◆ **What the exercise asks**: Quote the data below in full, minus the images.

◆ **Source data**:
--------
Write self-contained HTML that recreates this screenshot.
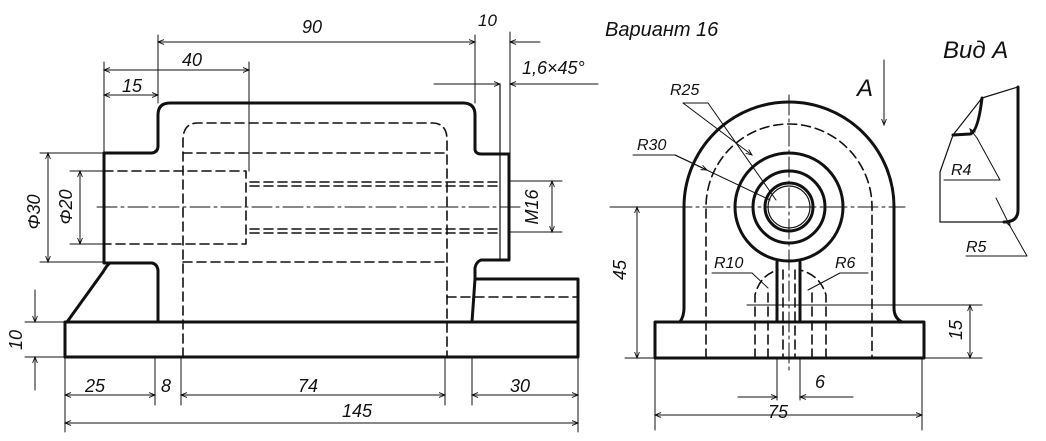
<!DOCTYPE html>
<html><head><meta charset="utf-8"><style>
html,body{margin:0;padding:0;background:#fff}
svg{display:block}
text{font-family:"Liberation Sans",sans-serif;font-style:italic;fill:#111}
</style></head><body>
<svg width="1046" height="441" viewBox="0 0 1046 441" xmlns="http://www.w3.org/2000/svg">
<defs>
<marker id="a" viewBox="0 0 10 10" refX="10" refY="5" markerWidth="9" markerHeight="6" orient="auto-start-reverse"><path d="M0,1 L10,5 L0,9" fill="none" stroke="#111" stroke-width="1.5"/></marker>
</defs>
<g fill="none" stroke="#111" stroke-linecap="round" stroke-linejoin="round">
<g stroke-width="3">
<path d="M65,357 L578,357 L578,279 L475,279"/>
<path d="M65,357 L65,322 L578,322"/>
<path d="M67,322 L103,272 Q107,265 110,263 L104,263 L104,153 L152,153 Q158,152 158,146 L158,115 Q158,103 170,103 L463,103 Q475,103 475,115 L475,150 Q476,154 481,154 L509,154 L509,260 L481,260 Q476,262 475,268 L475,279"/>
<path d="M107,263 L152,263 Q157,264 158,270 L158,322"/>
<path d="M475,279 L472,322"/>
</g>
<g stroke-width="1.6" stroke-dasharray="9,5">
<path d="M183,357 L183,140 Q183,123 198,123 L432,123 Q447,123 447,140 L447,357"/>
<path d="M183,153 L447,153"/><path d="M183,262 L447,262"/>
<path d="M104,171 L246,171 L246,244 L104,244"/>
<path d="M250,182 L500,182"/><path d="M250,186 L500,186"/>
<path d="M250,229 L500,229"/><path d="M250,233 L500,233"/>
<path d="M447,297 L578,297"/>
</g>
<path d="M500,85 L500,260" stroke-width="1.2"/>
<path d="M97,207 L520,207" stroke-width="1" stroke-dasharray="20,4,3,4"/>
<g stroke-width="1" marker-start="url(#a)" marker-end="url(#a)">
<path d="M158,42 L475,42"/>
<path d="M104,70 L249,70"/>
<path d="M104,95 L158,95"/>
<path d="M48,153 L48,262"/>
<path d="M80,171 L80,244"/>
<path d="M552,181 L552,232"/>
<path d="M65,395 L155,395"/><path d="M181,395 L445,395"/><path d="M472,395 L578,395"/>
<path d="M65,423 L578,423"/>
</g>
<g stroke-width="1">
<path d="M158,35 L158,103"/><path d="M475,35 L475,103"/><path d="M510,32 L510,154"/>
<path d="M540,42 L510,42" marker-end="url(#a)"/>
<path d="M104,62 L104,153"/><path d="M249,62 L249,171"/>
<path d="M434,84 L500,84" marker-end="url(#a)"/><path d="M598,84 L510,84" marker-end="url(#a)"/>
<path d="M40,153 L104,153"/><path d="M70,171 L104,171"/><path d="M40,262 L104,262"/><path d="M70,244 L104,244"/>
<path d="M509,181 L562,181"/><path d="M509,232 L562,232"/>
<path d="M25,322 L65,322"/><path d="M25,357 L65,357"/>
<path d="M35,290 L35,322" marker-end="url(#a)"/><path d="M35,390 L35,357" marker-end="url(#a)"/>
<path d="M65,357 L65,432"/><path d="M155,357 L155,405"/><path d="M181,357 L181,405"/>
<path d="M445,357 L445,405"/><path d="M472,357 L472,405"/><path d="M578,357 L578,432"/>
</g>
<g stroke-width="3">
<path d="M655,322 L924,322 L924,358 L655,358 Z"/>
<path d="M680,322 Q684,316 684,308 L684,207 A105,105 0 0 1 894,207 L894,308 Q894,318 902,322"/>
<circle cx="789" cy="207" r="54"/>
<circle cx="789" cy="207" r="36"/>
<circle cx="789" cy="207" r="24"/>
<path d="M777,262 Q777,268 777,275 L777,322"/><path d="M800,262 Q800,268 800,275 L800,322"/>
</g>
<circle cx="789" cy="207" r="21" stroke-width="1.2"/>
<g stroke-width="1.6" stroke-dasharray="9,5">
<path d="M706,358 L706,207 A83,83 0 0 1 872,207 L872,358"/>
<path d="M755,358 L755,295 Q760,275 778,270"/><path d="M826,358 L826,295 Q820,275 800,270"/>
<path d="M768,358 L768,290"/><path d="M812,358 L812,290"/>
<path d="M783,270 L783,358"/><path d="M795,270 L795,358"/>
</g>
<g stroke-width="1" stroke-dasharray="20,4,3,4">
<path d="M610,207 L905,207"/><path d="M789,95 L789,370"/>
</g>
<g stroke-width="1">
<path d="M747,305 L982,305"/><path d="M925,358 L982,358"/><path d="M625,358 L655,358"/><path d="M625,207 L684,207"/>
<path d="M777,358 L777,400"/><path d="M800,358 L800,400"/>
<path d="M655,358 L655,430"/><path d="M922,358 L922,430"/>
<path d="M683,103 L708,103 L776,200"/><path d="M633,155 L675,155 L770,200"/>
<path d="M712,273 L752,273 L768,288"/><path d="M868,273 L840,273 L808,290"/>
<path d="M884,60 L884,125" marker-end="url(#a)"/>
</g>
<g stroke-width="1" marker-start="url(#a)" marker-end="url(#a)">
<path d="M637,207 L637,358"/><path d="M970,305 L970,358"/><path d="M655,415 L922,415"/>
</g>
<g stroke-width="1" marker-end="url(#a)">
<path d="M738,397 L777,397"/><path d="M853,397 L800,397"/>
<path d="M683,103 L752,155" /><path d="M675,155 L707,170"/>
</g>
<path d="M1018,87 L982,98 L953,135 L940,172 L940,222 L1008,222" stroke-width="1.2"/>
<path d="M1018,87 L1018,210 Q1018,222 1004,222" stroke-width="3"/>
<path d="M982,98 Q978,132 970,134 L953,135" stroke-width="3"/>
<path d="M944,180 L1000,180 L977,138" stroke-width="1"/>
<path d="M977,138 L970,129" stroke-width="1" marker-end="url(#a)"/>
<path d="M966,256 L1027,256 L1010,226" stroke-width="1"/>
<path d="M996,198 L1010,226" stroke-width="1" marker-end="url(#a)"/>
</g>
<g font-size="18">
<text x="302" y="33">90</text>
<text x="478" y="26" font-size="17">10</text>
<text x="182" y="66">40</text>
<text x="122" y="92">15</text>
<text x="522" y="74" font-size="18">1,6×45°</text>
<text x="85" y="392">25</text>
<text x="161" y="392">8</text>
<text x="298" y="392">74</text>
<text x="510" y="392">30</text>
<text x="342" y="417">145</text>
<text transform="translate(40,212) rotate(-90)" text-anchor="middle">Φ30</text>
<text transform="translate(72,207) rotate(-90)" text-anchor="middle">Φ20</text>
<text transform="translate(538,207) rotate(-90)" text-anchor="middle">M16</text>
<text transform="translate(22,340) rotate(-90)" text-anchor="middle">10</text>
<text x="605" y="36" font-size="20">Вариант 16</text>
<text x="943" y="58" font-size="24">Вид  А</text>
<text x="857" y="96" font-size="24">А</text>
<text x="670" y="95" font-size="16">R25</text>
<text x="637" y="150" font-size="16">R30</text>
<text x="714" y="268" font-size="16">R10</text>
<text x="835" y="268" font-size="16">R6</text>
<text x="951" y="175" font-size="16">R4</text>
<text x="966" y="252" font-size="16">R5</text>
<text x="815" y="388">6</text>
<text x="768" y="418">75</text>
<text transform="translate(626,270) rotate(-90)" text-anchor="middle">45</text>
<text transform="translate(962,330) rotate(-90)" text-anchor="middle">15</text>
</g>
</svg>
</body></html>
--------
◆ **Written answer**:
Write self-contained HTML that recreates this screenshot.
<!DOCTYPE html>
<html><head><meta charset="utf-8"><style>
html,body{margin:0;padding:0;background:#fff}
svg{display:block}
text{font-family:"Liberation Sans",sans-serif;font-style:italic;fill:#111}
</style></head><body>
<svg width="1046" height="441" viewBox="0 0 1046 441" xmlns="http://www.w3.org/2000/svg">
<defs>
<marker id="a" viewBox="0 0 10 10" refX="10" refY="5" markerWidth="9" markerHeight="6" orient="auto-start-reverse"><path d="M0,1 L10,5 L0,9" fill="none" stroke="#111" stroke-width="1.5"/></marker>
</defs>
<g fill="none" stroke="#111" stroke-linecap="round" stroke-linejoin="round">
<g stroke-width="3">
<path d="M65,357 L578,357 L578,279 L475,279"/>
<path d="M65,357 L65,322 L578,322"/>
<path d="M67,322 L103,272 Q107,265 110,263 L104,263 L104,153 L152,153 Q158,152 158,146 L158,115 Q158,103 170,103 L463,103 Q475,103 475,115 L475,150 Q476,154 481,154 L509,154 L509,260 L481,260 Q476,262 475,268 L475,279"/>
<path d="M107,263 L152,263 Q157,264 158,270 L158,322"/>
<path d="M475,279 L472,322"/>
</g>
<g stroke-width="1.6" stroke-dasharray="9,5">
<path d="M183,357 L183,140 Q183,123 198,123 L432,123 Q447,123 447,140 L447,357"/>
<path d="M183,153 L447,153"/><path d="M183,262 L447,262"/>
<path d="M104,171 L246,171 L246,244 L104,244"/>
<path d="M250,182 L500,182"/><path d="M250,186 L500,186"/>
<path d="M250,229 L500,229"/><path d="M250,233 L500,233"/>
<path d="M447,297 L578,297"/>
</g>
<path d="M500,85 L500,260" stroke-width="1.2"/>
<path d="M97,207 L520,207" stroke-width="1" stroke-dasharray="20,4,3,4"/>
<g stroke-width="1" marker-start="url(#a)" marker-end="url(#a)">
<path d="M158,42 L475,42"/>
<path d="M104,70 L249,70"/>
<path d="M104,95 L158,95"/>
<path d="M48,153 L48,262"/>
<path d="M80,171 L80,244"/>
<path d="M552,181 L552,232"/>
<path d="M65,395 L155,395"/><path d="M181,395 L445,395"/><path d="M472,395 L578,395"/>
<path d="M65,423 L578,423"/>
</g>
<g stroke-width="1">
<path d="M158,35 L158,103"/><path d="M475,35 L475,103"/><path d="M510,32 L510,154"/>
<path d="M540,42 L510,42" marker-end="url(#a)"/>
<path d="M104,62 L104,153"/><path d="M249,62 L249,171"/>
<path d="M434,84 L500,84" marker-end="url(#a)"/><path d="M598,84 L510,84" marker-end="url(#a)"/>
<path d="M40,153 L104,153"/><path d="M70,171 L104,171"/><path d="M40,262 L104,262"/><path d="M70,244 L104,244"/>
<path d="M509,181 L562,181"/><path d="M509,232 L562,232"/>
<path d="M25,322 L65,322"/><path d="M25,357 L65,357"/>
<path d="M35,290 L35,322" marker-end="url(#a)"/><path d="M35,390 L35,357" marker-end="url(#a)"/>
<path d="M65,357 L65,432"/><path d="M155,357 L155,405"/><path d="M181,357 L181,405"/>
<path d="M445,357 L445,405"/><path d="M472,357 L472,405"/><path d="M578,357 L578,432"/>
</g>
<g stroke-width="3">
<path d="M655,322 L924,322 L924,358 L655,358 Z"/>
<path d="M680,322 Q684,316 684,308 L684,207 A105,105 0 0 1 894,207 L894,308 Q894,318 902,322"/>
<circle cx="789" cy="207" r="54"/>
<circle cx="789" cy="207" r="36"/>
<circle cx="789" cy="207" r="24"/>
<path d="M777,262 Q777,268 777,275 L777,322"/><path d="M800,262 Q800,268 800,275 L800,322"/>
</g>
<circle cx="789" cy="207" r="21" stroke-width="1.2"/>
<g stroke-width="1.6" stroke-dasharray="9,5">
<path d="M706,358 L706,207 A83,83 0 0 1 872,207 L872,358"/>
<path d="M755,358 L755,295 Q760,275 778,270"/><path d="M826,358 L826,295 Q820,275 800,270"/>
<path d="M768,358 L768,290"/><path d="M812,358 L812,290"/>
<path d="M783,270 L783,358"/><path d="M795,270 L795,358"/>
</g>
<g stroke-width="1" stroke-dasharray="20,4,3,4">
<path d="M610,207 L905,207"/><path d="M789,95 L789,370"/>
</g>
<g stroke-width="1">
<path d="M747,305 L982,305"/><path d="M925,358 L982,358"/><path d="M625,358 L655,358"/><path d="M625,207 L684,207"/>
<path d="M777,358 L777,400"/><path d="M800,358 L800,400"/>
<path d="M655,358 L655,430"/><path d="M922,358 L922,430"/>
<path d="M683,103 L708,103 L776,200"/><path d="M633,155 L675,155 L770,200"/>
<path d="M712,273 L752,273 L768,288"/><path d="M868,273 L840,273 L808,290"/>
<path d="M884,60 L884,125" marker-end="url(#a)"/>
</g>
<g stroke-width="1" marker-start="url(#a)" marker-end="url(#a)">
<path d="M637,207 L637,358"/><path d="M970,305 L970,358"/><path d="M655,415 L922,415"/>
</g>
<g stroke-width="1" marker-end="url(#a)">
<path d="M738,397 L777,397"/><path d="M853,397 L800,397"/>
<path d="M683,103 L752,155" /><path d="M675,155 L707,170"/>
</g>
<path d="M1018,87 L982,98 L953,135 L940,172 L940,222 L1008,222" stroke-width="1.2"/>
<path d="M1018,87 L1018,210 Q1018,222 1004,222" stroke-width="3"/>
<path d="M982,98 Q978,132 970,134 L953,135" stroke-width="3"/>
<path d="M944,180 L1000,180 L977,138" stroke-width="1"/>
<path d="M977,138 L970,129" stroke-width="1" marker-end="url(#a)"/>
<path d="M966,256 L1027,256 L1010,226" stroke-width="1"/>
<path d="M996,198 L1010,226" stroke-width="1" marker-end="url(#a)"/>
</g>
<g font-size="18">
<text x="302" y="33">90</text>
<text x="478" y="26" font-size="17">10</text>
<text x="182" y="66">40</text>
<text x="122" y="92">15</text>
<text x="522" y="74" font-size="18">1,6×45°</text>
<text x="85" y="392">25</text>
<text x="161" y="392">8</text>
<text x="298" y="392">74</text>
<text x="510" y="392">30</text>
<text x="342" y="417">145</text>
<text transform="translate(40,212) rotate(-90)" text-anchor="middle">Φ30</text>
<text transform="translate(72,207) rotate(-90)" text-anchor="middle">Φ20</text>
<text transform="translate(538,207) rotate(-90)" text-anchor="middle">M16</text>
<text transform="translate(22,340) rotate(-90)" text-anchor="middle">10</text>
<text x="605" y="36" font-size="20">Вариант 16</text>
<text x="943" y="58" font-size="24">Вид  А</text>
<text x="857" y="96" font-size="24">А</text>
<text x="670" y="95" font-size="16">R25</text>
<text x="637" y="150" font-size="16">R30</text>
<text x="714" y="268" font-size="16">R10</text>
<text x="835" y="268" font-size="16">R6</text>
<text x="951" y="175" font-size="16">R4</text>
<text x="966" y="252" font-size="16">R5</text>
<text x="815" y="388">6</text>
<text x="768" y="418">75</text>
<text transform="translate(626,270) rotate(-90)" text-anchor="middle">45</text>
<text transform="translate(962,330) rotate(-90)" text-anchor="middle">15</text>
</g>
</svg>
</body></html>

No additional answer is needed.